Reconozco que en un primer visionado pensé que a Mia Hansen-Løve le había resultado un dibujo de la pareja excesivamente maniqueo, porque detesté la huida hacia delante de Sullivan, su falta de compromiso, sus palabras huecas, su necesidad de escaparse de una relación que sentía con cadenas. No encontraba yo motivos claros para no permanecer fiel a Camille, por lo que, aunque totalmente respetable, pensé que, en cierta manera, había implícito un esquinado ajuste de cuentas con su ex. Con la mente clara y en mi propio retorno a mi adolescencia, la perspectiva varía porque Un amour de jeunesse hace que el espectador se encuentre con el amor auténtico, a través de una bella y nada estilizada poética de la búsqueda del acmé, el ansiado momento cumbre en el que pensábamos que el amor es la única razón para vivir, como así lo piensa Camille.
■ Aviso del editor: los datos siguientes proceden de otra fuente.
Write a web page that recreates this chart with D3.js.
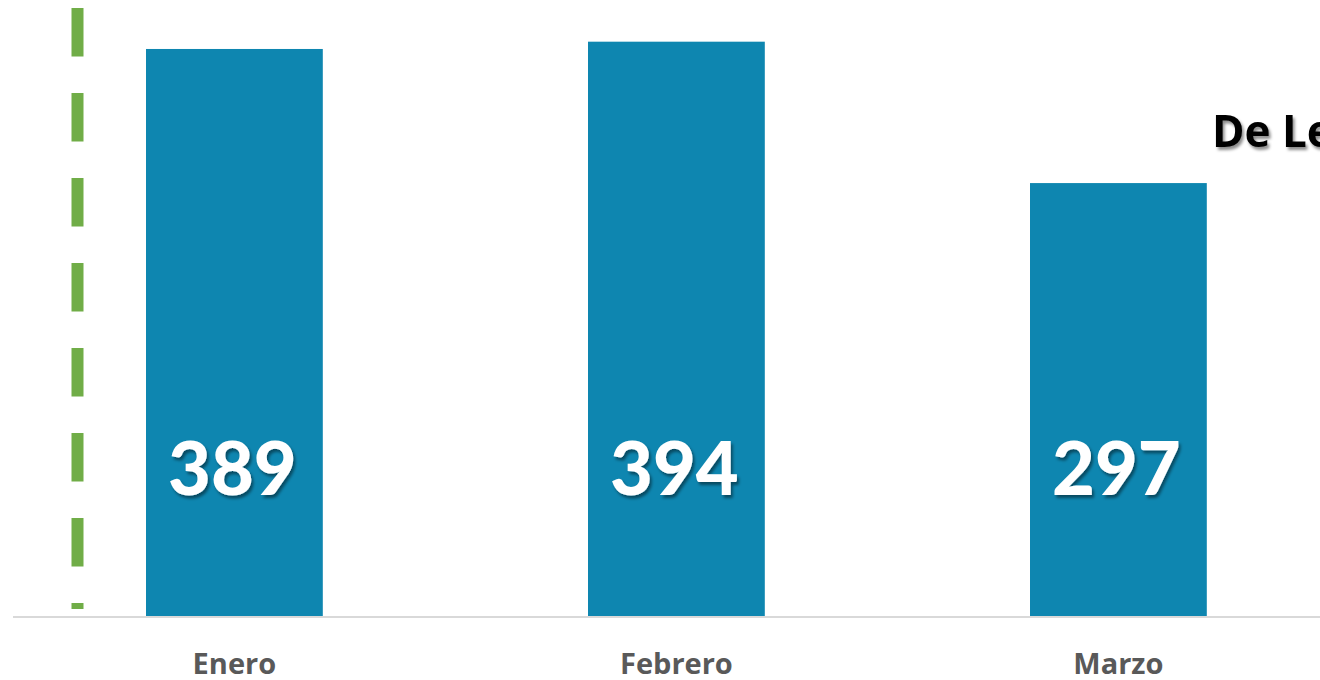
<!DOCTYPE html>
<html>
<head>
<meta charset="utf-8">
<script src="https://cdn.jsdelivr.net/npm/d3@7"></script>
<style>
  html, body { margin: 0; padding: 0; background: #fff; overflow: hidden; }
  svg { display: block; }
</style>
</head>
<body>
<svg id="chart" width="1320" height="680"></svg>
<script>
// Monthly totals
const months = ['Enero', 'Febrero', 'Marzo'];
const totals = [389, 394, 297];
const titleText = 'De Le';

const W = 1320, H = 680;
const baseY = 616;

const svg = d3.select('#chart');

const defs = svg.append('defs');
const shadow = defs.append('filter').attr('id', 'shadow')
  .attr('x', '-10%').attr('y', '-10%').attr('width', '130%').attr('height', '140%');
shadow.append('feDropShadow')
  .attr('dx', 2).attr('dy', 3).attr('stdDeviation', 1.6)
  .attr('flood-color', '#000').attr('flood-opacity', 0.45);

const x = d3.scaleBand()
  .domain(months)
  .range([13.4, 13.4 + 3 * 442])
  .paddingInner(0.6)
  .paddingOuter(0.3);

const y = d3.scaleLinear()
  .domain([0, 422.6])
  .range([baseY, 0]);

// green dashed marker line
svg.append('line')
  .attr('x1', 77.5).attr('x2', 77.5)
  .attr('y1', 8).attr('y2', 609)
  .attr('stroke', '#70ad47')
  .attr('stroke-width', 12)
  .attr('stroke-dasharray', '48.5 36.5');

// bars
svg.append('g').selectAll('rect')
  .data(totals)
  .join('rect')
  .attr('x', (d, i) => x(months[i]))
  .attr('y', d => y(d))
  .attr('width', x.bandwidth())
  .attr('height', d => baseY - y(d))
  .attr('fill', '#0e86b0');

// baseline
svg.append('line')
  .attr('x1', 13).attr('x2', W)
  .attr('y1', baseY + 1).attr('y2', baseY + 1)
  .attr('stroke', '#d9d9d9')
  .attr('stroke-width', 2);

// value labels inside bars
svg.append('g').selectAll('text')
  .data(totals)
  .join('text')
  .attr('x', (d, i) => x(months[i]) + x.bandwidth() / 2 - 2)
  .attr('y', 495)
  .attr('text-anchor', 'middle')
  .attr('font-family', 'Lato, sans-serif')
  .attr('font-weight', 900)
  .attr('font-size', 74)
  .attr('fill', '#fff')
  .attr('filter', 'url(#shadow)')
  .text(d => d);

// category axis
const xAxis = svg.append('g')
  .attr('transform', `translate(0,${baseY})`)
  .call(d3.axisBottom(x).tickSize(0).tickPadding(0));
xAxis.select('.domain').remove();
xAxis.selectAll('text')
  .attr('y', 58)
  .attr('dy', 0)
  .attr('font-family', 'Open Sans, sans-serif')
  .attr('font-weight', 700)
  .attr('font-size', 29)
  .attr('fill', '#595959');

// cropped title
svg.append('text')
  .attr('x', 1212)
  .attr('y', 147)
  .attr('font-family', 'Open Sans, sans-serif')
  .attr('font-weight', 700)
  .attr('font-size', 44)
  .attr('fill', '#000')
  .attr('filter', 'url(#shadow)')
  .text(titleText);
</script>
</body>
</html>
Para nosotros era como aquel que no osa decir su nombre; una sensación de diferencia y de exclusión poseídos por nuestro imaginario inmaculado. Pasado el tiempo, la ridiculez de todo aquello (algo que es respetuosamente tratado por Mia Hansen-Løve), nos hace ver lo equivocados que estábamos, porque hemos moldeado nuestros sueños apasionados por otras vías menos ingenuas. Por eso era necesario el retorno de Sullivan, porque el amor genuino se encuentra por otros senderos, una perfecta educación sentimental fielmente reproducida en Un amour de jeunesse.